=== Source data ===
*-*-*
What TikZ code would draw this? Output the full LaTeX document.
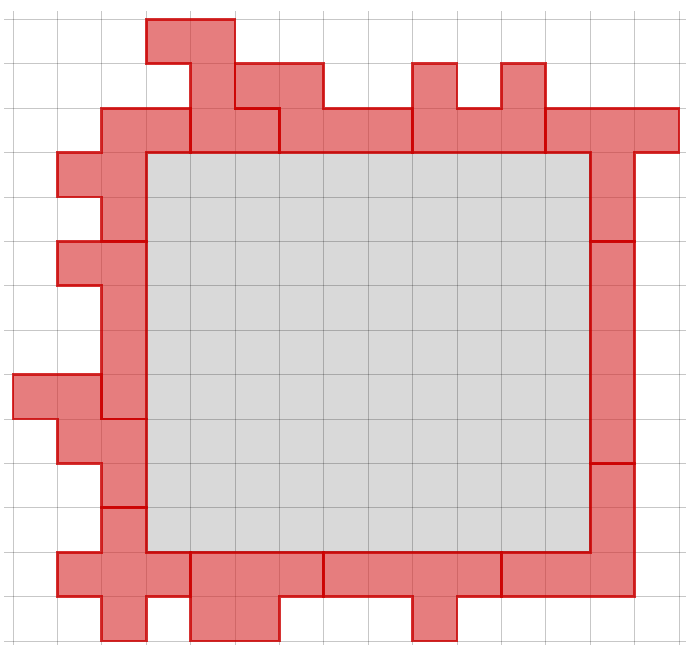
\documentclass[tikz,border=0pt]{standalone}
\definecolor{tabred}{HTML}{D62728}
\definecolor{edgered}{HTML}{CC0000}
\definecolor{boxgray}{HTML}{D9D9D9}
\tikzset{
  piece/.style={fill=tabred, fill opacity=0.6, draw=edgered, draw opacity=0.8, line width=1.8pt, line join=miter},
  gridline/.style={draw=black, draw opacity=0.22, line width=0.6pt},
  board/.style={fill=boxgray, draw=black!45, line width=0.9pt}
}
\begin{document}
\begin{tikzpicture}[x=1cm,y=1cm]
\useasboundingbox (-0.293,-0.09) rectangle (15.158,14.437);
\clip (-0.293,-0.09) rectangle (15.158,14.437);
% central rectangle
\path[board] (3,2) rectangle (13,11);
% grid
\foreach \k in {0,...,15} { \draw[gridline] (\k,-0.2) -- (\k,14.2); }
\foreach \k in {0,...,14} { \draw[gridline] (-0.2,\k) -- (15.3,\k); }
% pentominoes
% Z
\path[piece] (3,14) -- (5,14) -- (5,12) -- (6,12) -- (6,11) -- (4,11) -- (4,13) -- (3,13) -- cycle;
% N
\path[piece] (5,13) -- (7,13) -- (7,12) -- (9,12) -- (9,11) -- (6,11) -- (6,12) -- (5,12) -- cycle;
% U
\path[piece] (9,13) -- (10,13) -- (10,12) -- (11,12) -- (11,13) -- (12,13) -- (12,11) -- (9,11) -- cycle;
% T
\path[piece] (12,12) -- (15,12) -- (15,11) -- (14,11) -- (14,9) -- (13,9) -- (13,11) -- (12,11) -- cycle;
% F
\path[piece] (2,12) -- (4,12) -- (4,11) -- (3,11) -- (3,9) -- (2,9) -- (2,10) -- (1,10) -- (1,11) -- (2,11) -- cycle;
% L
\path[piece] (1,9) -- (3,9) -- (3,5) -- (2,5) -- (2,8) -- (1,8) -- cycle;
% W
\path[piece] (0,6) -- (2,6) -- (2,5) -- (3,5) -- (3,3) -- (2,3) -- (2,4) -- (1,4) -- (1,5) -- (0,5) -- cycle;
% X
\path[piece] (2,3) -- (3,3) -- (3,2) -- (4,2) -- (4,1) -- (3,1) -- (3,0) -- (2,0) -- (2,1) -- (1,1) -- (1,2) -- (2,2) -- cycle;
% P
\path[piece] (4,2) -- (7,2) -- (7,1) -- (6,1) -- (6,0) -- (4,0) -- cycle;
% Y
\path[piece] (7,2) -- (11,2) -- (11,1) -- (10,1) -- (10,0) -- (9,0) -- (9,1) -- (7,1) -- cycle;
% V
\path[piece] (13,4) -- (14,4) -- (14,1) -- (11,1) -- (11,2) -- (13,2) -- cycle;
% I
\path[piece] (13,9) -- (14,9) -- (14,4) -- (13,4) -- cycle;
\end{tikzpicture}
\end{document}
*-*-*
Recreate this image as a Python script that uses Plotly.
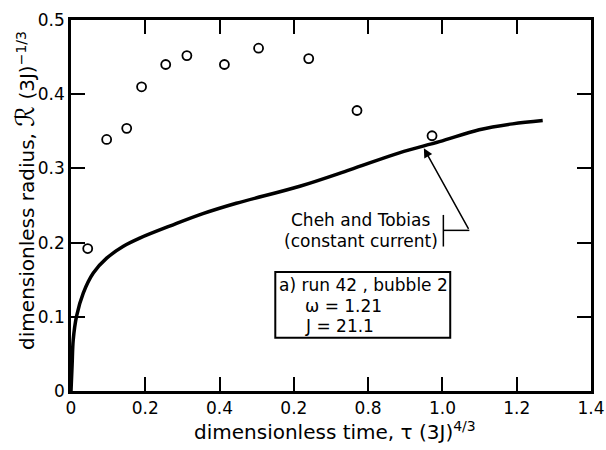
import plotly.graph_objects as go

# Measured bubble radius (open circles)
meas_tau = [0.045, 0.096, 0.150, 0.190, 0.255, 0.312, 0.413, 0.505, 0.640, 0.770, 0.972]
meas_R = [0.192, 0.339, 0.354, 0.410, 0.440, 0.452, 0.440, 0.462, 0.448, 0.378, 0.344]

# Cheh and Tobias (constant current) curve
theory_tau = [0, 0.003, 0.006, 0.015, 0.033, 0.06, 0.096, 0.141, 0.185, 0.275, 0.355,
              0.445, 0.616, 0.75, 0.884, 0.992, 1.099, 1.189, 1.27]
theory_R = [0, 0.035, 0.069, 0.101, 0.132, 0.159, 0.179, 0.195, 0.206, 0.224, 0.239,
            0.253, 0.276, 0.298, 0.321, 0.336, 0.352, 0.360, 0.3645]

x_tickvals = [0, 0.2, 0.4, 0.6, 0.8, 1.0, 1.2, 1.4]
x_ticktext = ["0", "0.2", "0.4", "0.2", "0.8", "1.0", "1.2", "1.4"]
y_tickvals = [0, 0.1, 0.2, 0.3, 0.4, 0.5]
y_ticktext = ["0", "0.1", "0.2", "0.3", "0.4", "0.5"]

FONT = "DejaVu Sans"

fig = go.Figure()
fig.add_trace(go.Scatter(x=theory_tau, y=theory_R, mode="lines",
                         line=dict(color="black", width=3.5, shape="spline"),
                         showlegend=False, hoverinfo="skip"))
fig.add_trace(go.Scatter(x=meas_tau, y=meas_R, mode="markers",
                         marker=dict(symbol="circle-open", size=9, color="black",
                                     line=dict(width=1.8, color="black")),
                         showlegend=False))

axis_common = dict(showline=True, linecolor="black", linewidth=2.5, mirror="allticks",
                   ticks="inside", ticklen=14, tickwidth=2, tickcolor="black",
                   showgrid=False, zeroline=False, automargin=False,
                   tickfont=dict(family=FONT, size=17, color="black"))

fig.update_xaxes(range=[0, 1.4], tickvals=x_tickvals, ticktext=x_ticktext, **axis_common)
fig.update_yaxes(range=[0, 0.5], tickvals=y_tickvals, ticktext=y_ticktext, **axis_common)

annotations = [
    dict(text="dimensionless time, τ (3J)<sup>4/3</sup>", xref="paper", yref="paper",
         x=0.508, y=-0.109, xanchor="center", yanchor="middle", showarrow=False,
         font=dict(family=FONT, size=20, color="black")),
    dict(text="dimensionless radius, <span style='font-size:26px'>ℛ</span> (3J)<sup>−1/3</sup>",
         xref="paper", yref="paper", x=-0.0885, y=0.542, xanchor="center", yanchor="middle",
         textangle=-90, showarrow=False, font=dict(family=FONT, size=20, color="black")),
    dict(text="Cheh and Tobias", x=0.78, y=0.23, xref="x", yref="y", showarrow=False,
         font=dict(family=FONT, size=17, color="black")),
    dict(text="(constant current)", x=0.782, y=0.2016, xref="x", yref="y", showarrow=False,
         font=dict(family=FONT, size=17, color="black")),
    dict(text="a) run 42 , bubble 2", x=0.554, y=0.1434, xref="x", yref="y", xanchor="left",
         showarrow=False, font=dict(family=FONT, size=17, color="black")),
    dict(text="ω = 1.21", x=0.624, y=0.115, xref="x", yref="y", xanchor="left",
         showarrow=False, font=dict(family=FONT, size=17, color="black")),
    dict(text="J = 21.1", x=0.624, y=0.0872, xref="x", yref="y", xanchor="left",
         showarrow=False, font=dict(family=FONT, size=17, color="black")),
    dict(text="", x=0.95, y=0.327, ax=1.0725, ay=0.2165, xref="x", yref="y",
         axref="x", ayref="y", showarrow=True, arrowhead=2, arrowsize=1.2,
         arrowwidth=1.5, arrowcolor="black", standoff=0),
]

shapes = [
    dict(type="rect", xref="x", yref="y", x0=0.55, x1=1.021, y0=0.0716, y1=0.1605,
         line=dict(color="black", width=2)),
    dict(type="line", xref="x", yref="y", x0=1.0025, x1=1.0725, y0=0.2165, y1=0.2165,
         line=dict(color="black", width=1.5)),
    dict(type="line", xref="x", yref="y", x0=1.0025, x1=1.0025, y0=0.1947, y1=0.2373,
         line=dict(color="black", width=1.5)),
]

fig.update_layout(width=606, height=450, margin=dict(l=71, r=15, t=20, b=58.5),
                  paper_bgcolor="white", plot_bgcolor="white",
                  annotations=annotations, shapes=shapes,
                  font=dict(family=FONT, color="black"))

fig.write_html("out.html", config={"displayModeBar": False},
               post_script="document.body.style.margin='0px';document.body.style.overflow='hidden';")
*-*-*
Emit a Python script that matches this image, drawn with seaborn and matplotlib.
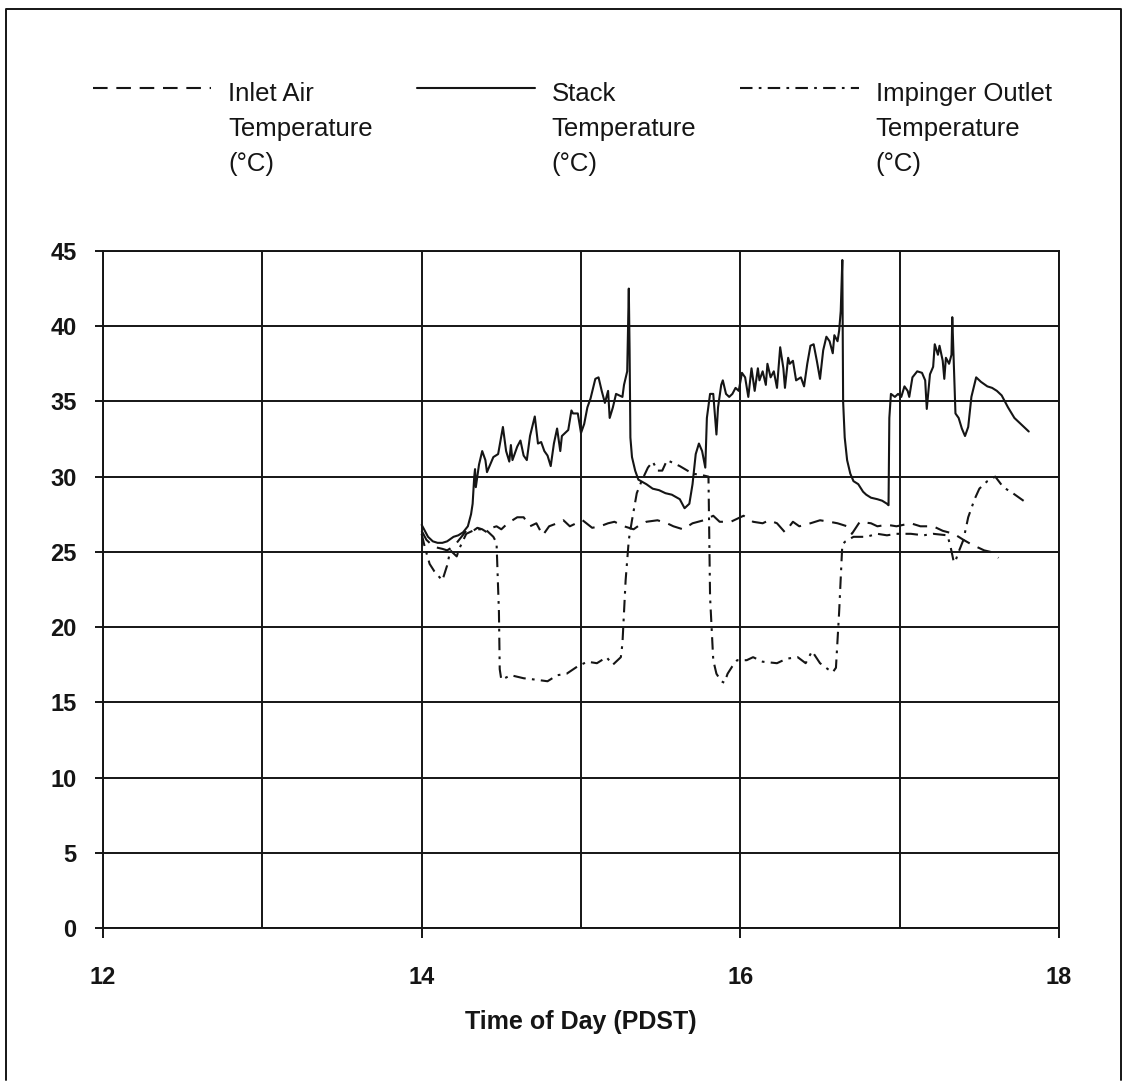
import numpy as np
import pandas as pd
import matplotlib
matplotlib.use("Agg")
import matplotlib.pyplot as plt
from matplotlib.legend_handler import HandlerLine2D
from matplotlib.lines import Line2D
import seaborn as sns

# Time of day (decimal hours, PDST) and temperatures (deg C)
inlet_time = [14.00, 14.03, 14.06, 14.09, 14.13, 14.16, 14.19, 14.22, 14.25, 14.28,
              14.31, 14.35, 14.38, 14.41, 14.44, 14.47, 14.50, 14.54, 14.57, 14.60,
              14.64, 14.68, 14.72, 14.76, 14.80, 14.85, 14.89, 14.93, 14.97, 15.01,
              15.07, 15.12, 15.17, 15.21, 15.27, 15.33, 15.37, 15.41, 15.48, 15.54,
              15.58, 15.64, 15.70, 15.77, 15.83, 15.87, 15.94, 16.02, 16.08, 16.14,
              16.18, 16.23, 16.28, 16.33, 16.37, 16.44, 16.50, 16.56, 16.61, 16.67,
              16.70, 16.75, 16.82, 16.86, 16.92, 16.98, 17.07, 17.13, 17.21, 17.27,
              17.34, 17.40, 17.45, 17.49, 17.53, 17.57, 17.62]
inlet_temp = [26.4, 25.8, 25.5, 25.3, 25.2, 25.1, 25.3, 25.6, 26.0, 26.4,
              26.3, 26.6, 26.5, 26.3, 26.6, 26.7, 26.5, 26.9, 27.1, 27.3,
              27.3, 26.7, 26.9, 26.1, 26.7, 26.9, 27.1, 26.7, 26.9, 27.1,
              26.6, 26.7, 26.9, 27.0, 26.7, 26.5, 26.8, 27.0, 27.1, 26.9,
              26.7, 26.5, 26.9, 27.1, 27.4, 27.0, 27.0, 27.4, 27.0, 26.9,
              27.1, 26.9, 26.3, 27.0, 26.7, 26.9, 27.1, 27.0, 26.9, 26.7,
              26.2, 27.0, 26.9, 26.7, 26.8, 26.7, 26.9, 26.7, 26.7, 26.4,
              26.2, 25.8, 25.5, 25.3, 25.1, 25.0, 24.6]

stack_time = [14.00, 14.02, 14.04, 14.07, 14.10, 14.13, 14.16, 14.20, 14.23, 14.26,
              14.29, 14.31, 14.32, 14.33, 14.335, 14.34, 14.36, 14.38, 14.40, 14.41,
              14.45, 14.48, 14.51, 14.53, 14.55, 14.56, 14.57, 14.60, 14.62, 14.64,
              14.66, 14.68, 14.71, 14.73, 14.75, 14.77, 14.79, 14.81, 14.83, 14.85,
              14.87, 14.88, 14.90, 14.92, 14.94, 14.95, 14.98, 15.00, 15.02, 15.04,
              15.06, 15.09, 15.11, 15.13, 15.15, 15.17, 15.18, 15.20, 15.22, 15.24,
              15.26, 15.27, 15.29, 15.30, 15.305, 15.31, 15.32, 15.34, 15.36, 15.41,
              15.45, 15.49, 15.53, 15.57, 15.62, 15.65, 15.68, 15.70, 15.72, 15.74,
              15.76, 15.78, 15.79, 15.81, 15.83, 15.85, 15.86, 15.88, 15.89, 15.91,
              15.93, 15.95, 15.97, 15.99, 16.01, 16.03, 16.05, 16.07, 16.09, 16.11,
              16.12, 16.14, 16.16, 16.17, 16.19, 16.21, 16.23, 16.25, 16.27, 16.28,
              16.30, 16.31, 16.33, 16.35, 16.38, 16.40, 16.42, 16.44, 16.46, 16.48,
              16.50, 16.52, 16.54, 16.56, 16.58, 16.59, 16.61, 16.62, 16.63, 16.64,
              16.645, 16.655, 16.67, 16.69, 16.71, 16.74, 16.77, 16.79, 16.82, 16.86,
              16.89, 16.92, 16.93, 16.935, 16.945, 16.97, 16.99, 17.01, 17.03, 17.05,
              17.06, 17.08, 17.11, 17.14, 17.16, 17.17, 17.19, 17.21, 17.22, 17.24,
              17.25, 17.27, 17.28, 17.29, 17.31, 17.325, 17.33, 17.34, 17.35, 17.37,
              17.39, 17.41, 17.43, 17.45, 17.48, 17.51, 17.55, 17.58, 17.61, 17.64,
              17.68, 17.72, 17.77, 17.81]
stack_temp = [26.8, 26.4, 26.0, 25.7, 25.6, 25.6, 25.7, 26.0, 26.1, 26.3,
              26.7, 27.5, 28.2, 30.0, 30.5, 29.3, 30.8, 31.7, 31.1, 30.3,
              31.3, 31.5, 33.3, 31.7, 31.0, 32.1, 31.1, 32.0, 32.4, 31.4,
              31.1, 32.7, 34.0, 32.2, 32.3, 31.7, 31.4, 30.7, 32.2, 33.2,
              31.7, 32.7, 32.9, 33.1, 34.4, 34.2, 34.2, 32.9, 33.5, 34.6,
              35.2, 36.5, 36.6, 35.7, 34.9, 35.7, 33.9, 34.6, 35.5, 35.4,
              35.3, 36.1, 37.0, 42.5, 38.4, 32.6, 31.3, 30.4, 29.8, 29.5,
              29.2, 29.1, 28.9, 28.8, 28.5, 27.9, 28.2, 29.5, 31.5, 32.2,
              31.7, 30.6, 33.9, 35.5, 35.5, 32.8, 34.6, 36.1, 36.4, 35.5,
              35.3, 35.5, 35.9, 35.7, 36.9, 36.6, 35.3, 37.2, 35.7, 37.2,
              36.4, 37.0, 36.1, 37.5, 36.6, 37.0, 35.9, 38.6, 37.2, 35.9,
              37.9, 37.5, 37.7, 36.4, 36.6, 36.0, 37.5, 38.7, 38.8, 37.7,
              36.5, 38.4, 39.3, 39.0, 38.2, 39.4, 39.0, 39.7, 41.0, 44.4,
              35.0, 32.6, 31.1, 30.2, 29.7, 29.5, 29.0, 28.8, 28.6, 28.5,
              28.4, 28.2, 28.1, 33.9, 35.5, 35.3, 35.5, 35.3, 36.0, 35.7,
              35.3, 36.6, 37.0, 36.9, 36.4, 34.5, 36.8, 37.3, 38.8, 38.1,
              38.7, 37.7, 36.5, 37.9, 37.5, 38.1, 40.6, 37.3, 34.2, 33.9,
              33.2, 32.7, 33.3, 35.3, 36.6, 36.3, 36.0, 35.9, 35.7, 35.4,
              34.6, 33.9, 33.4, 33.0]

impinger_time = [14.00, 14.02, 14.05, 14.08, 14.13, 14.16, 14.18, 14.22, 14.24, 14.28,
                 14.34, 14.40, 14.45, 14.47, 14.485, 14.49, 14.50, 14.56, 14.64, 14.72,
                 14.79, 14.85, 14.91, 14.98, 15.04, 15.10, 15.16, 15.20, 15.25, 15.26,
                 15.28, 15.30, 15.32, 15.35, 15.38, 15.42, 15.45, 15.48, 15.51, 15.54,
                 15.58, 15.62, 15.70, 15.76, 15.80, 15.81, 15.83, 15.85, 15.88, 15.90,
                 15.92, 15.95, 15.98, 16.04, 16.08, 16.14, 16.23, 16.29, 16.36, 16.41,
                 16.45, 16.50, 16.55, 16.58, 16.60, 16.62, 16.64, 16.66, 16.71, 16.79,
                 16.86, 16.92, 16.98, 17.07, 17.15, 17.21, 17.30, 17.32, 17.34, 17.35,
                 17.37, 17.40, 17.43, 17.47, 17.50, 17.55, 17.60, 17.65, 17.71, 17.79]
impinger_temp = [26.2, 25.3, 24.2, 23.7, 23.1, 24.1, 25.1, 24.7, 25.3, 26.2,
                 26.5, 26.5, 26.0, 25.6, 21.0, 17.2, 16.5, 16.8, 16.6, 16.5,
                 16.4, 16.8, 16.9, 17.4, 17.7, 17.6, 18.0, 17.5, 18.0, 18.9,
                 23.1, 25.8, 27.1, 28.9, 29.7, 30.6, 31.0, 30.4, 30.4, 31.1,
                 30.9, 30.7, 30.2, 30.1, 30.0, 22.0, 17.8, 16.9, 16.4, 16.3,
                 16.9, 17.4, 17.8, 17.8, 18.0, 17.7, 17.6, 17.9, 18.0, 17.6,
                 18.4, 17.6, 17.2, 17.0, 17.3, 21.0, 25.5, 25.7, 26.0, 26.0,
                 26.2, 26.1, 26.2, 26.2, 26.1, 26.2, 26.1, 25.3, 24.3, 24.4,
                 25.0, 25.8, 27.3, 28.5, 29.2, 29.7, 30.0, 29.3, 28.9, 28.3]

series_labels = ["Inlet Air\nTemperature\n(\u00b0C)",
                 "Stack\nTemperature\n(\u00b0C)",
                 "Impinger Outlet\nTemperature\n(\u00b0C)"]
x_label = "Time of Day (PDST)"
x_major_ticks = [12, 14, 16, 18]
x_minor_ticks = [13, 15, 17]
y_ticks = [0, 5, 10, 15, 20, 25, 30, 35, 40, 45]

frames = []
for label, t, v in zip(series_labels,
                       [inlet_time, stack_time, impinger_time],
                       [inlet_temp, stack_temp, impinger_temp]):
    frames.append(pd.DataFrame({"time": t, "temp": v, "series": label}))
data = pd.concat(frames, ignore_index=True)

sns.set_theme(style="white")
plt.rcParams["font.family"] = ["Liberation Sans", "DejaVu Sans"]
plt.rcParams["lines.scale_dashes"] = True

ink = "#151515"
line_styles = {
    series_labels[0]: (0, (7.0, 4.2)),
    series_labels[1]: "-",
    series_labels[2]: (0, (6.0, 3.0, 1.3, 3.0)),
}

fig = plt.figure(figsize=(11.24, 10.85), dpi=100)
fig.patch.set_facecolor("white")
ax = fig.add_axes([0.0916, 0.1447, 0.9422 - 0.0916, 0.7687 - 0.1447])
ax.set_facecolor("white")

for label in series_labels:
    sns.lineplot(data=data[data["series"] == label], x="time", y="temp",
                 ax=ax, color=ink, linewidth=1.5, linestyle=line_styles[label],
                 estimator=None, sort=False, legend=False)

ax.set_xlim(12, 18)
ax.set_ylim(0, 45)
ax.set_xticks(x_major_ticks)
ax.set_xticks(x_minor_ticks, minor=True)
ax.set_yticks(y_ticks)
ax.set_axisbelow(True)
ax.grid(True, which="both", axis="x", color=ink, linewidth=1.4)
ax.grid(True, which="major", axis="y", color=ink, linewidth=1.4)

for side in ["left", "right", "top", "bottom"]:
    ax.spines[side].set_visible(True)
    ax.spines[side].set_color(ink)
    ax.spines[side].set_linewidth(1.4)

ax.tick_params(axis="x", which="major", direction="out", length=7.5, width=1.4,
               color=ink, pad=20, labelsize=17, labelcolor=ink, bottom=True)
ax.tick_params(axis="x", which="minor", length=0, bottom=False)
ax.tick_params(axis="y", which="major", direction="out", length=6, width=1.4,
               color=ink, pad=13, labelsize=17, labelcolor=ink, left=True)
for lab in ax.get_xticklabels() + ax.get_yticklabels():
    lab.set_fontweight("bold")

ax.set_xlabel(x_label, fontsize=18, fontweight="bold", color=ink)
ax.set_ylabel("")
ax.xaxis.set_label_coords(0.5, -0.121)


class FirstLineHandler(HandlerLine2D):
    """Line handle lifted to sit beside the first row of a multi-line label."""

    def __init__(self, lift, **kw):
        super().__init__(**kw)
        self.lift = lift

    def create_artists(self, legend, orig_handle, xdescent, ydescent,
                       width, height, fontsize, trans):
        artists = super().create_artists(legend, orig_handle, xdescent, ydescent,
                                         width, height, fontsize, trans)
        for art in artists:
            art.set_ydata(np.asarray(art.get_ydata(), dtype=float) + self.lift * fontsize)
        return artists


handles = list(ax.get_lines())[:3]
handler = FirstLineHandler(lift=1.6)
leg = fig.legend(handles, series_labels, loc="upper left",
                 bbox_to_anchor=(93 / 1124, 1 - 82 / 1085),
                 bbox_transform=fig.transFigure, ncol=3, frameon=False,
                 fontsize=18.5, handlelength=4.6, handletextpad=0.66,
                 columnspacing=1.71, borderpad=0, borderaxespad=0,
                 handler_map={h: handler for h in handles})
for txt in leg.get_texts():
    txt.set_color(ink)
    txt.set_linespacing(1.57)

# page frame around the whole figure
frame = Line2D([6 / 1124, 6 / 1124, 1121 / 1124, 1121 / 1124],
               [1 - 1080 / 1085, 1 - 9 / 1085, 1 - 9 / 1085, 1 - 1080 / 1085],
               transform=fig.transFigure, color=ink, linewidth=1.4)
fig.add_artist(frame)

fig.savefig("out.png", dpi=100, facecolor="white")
*-*-*
=== Given problem ===
Leaving the pictures out, write out exactly the lines from the line containing "Emit a Python" through the line containing "import seaborn as sns", both included.

=== Completed task ===
Emit a Python script that matches this image, drawn with seaborn and matplotlib.
import numpy as np
import pandas as pd
import matplotlib
matplotlib.use("Agg")
import matplotlib.pyplot as plt
from matplotlib.legend_handler import HandlerLine2D
from matplotlib.lines import Line2D
import seaborn as sns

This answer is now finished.